The Quiet Shift in Entertainment Executive Power
This deal also reflects a broader trend within the entertainment industry: the rising influence of financial executives. For decades, the spotlight shone on creative talent – the musicians, actors, and producers. But as the industry becomes increasingly corporatized and reliant on complex financial instruments, the individuals managing the money are gaining prominence. Think of the CFOs now regularly appearing on earnings calls, shaping narratives and influencing investor perceptions. Philip D’Ambrosio embodies this shift. He’s not selling tickets or booking artists; he’s ensuring the entire operation remains financially viable. His expertise in navigating debt markets, managing cash flow, and optimizing capital allocation is arguably as crucial to MSGE’s success as any headlining act. This isn’t to diminish the importance of creative talent, but to acknowledge that the business of entertainment is now inextricably linked to sophisticated financial management.

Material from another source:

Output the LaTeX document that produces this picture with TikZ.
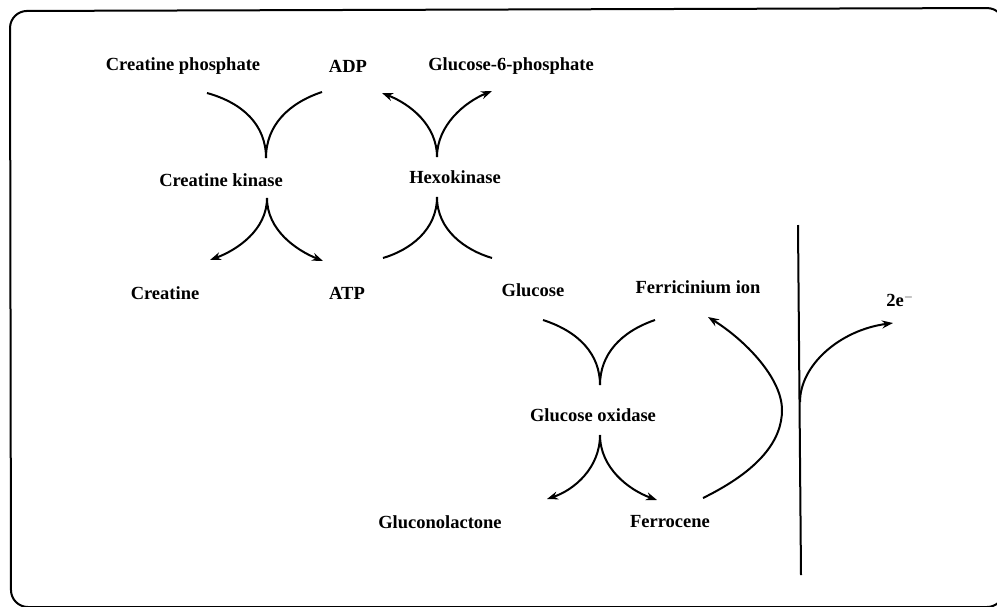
\documentclass[tikz,border=0pt]{standalone}
\usepackage{fontspec}
\setmainfont{Liberation Serif}
\usetikzlibrary{arrows.meta}
\begin{document}
\begin{tikzpicture}[x=1pt,y=-1pt,
  lbl/.style={font=\bfseries\fontsize{18.5}{22}\selectfont, inner sep=0pt, anchor=center},
  curve/.style={line width=2pt},
  arr/.style={curve, -{Stealth[length=11pt,width=8pt]}},
  frame/.style={line width=2pt, rounded corners=17pt}]
\useasboundingbox (0,0) rectangle (997,606);
\clip (0,0) rectangle (997,606);
\draw[frame] (10,11) -- (1004,8) -- (1004,607) -- (11,607) -- cycle;

% labels
\node[lbl] (cp)   at (183,66)  {Creatine phosphate};
\node[lbl] (adp)  at (348,66)  {ADP};
\node[lbl] (g6p)  at (511,66)  {Glucose-6-phosphate};
\node[lbl] (ck)   at (221,180) {Creatine kinase};
\node[lbl] (hk)   at (455,177) {Hexokinase};
\node[lbl] (cr)   at (165,293) {Creatine};
\node[lbl] (atp)  at (347,293) {ATP};
\node[lbl] (glc)  at (533,290) {Glucose};
\node[lbl] (fci)  at (698,287) {Ferricinium ion};
\node[lbl] (el)   at (900,300) {2e$^{-}$};
\node[lbl] (gox)  at (593,415) {Glucose oxidase};
\node[lbl] (glac) at (440,522) {Gluconolactone};
\node[lbl] (fc)   at (670,522) {Ferrocene};

% curve end points
\coordinate (ckTL) at (207,93);
\coordinate (ckTR) at (322,92);
\coordinate (ckT)  at (266,158);
\coordinate (ckB)  at (267,198);
\coordinate (ckBL) at (210,260);
\coordinate (ckBR) at (323,261);
\coordinate (hkT)  at (437,157);
\coordinate (hkTL) at (382,93);
\coordinate (hkTR) at (492,91);
\coordinate (hkB)  at (437,197);
\coordinate (hkBL) at (383,258);
\coordinate (hkBR) at (492,258);
\coordinate (gxTL) at (543,320);
\coordinate (gxTR) at (655,320);
\coordinate (gxT)  at (600,385);
\coordinate (gxB)  at (600,435);
\coordinate (gxBL) at (547,499);
\coordinate (gxBR) at (657,500);
\coordinate (fcOut) at (703,498);
\coordinate (fcMid) at (782,410);
\coordinate (fciIn) at (708,317);
\coordinate (elTop) at (798,225);
\coordinate (elBot) at (801,575);
\coordinate (elSrc) at (800,402);
\coordinate (elTip) at (893,323);

% creatine kinase
\draw[curve] (ckTL) .. controls (243,103) and (266,125) .. (ckT);
\draw[curve] (ckTR) .. controls (289,103) and (266,125) .. (ckT);
\draw[arr] (ckB) .. controls (267,230) and (237,250) .. (ckBL);
\draw[arr] (ckB) .. controls (267,230) and (296,250) .. (ckBR);

% hexokinase
\draw[arr] (hkT) .. controls (437,125) and (410,104) .. (hkTL);
\draw[arr] (hkT) .. controls (437,125) and (465,102) .. (hkTR);
\draw[curve] (hkB) .. controls (437,230) and (410,250) .. (hkBL);
\draw[curve] (hkB) .. controls (437,230) and (465,250) .. (hkBR);

% glucose oxidase
\draw[curve] (gxTL) .. controls (580,332) and (600,355) .. (gxT);
\draw[curve] (gxTR) .. controls (620,332) and (600,355) .. (gxT);
\draw[arr] (gxB) .. controls (600,468) and (574,490) .. (gxBL);
\draw[arr] (gxB) .. controls (600,468) and (629,490) .. (gxBR);

% ferrocene -> ferricinium
\draw[arr] (fcOut) .. controls (760,470) and (782,440) .. (fcMid)
  .. controls (782,378) and (745,340) .. (fciIn);

% electrode
\draw[curve] (elTop) -- (elBot);
\draw[arr] (elSrc) .. controls (800,365) and (840,330) .. (elTip);
\end{tikzpicture}
\end{document}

What Happens When the Music Stops?
The renewal of D’Ambrosio’s contract isn’t a headline-grabbing story, but it’s a crucial piece of the puzzle as MSGE attempts to redefine itself. The question now isn’t if the Sphere will succeed, but when it will deliver a return on investment. And if, despite all efforts, the Sphere falters, will D’Ambrosio’s financial maneuvering be enough to shield MSGE from significant losses? More broadly, this situation forces us to consider: as the entertainment industry becomes increasingly reliant on massive, capital-intensive projects, how much risk are companies willing to take, and how much are they willing to pay to ensure those risks are managed effectively? The answer to that question will determine not only the fate of MSGE, but the future of live entertainment itself.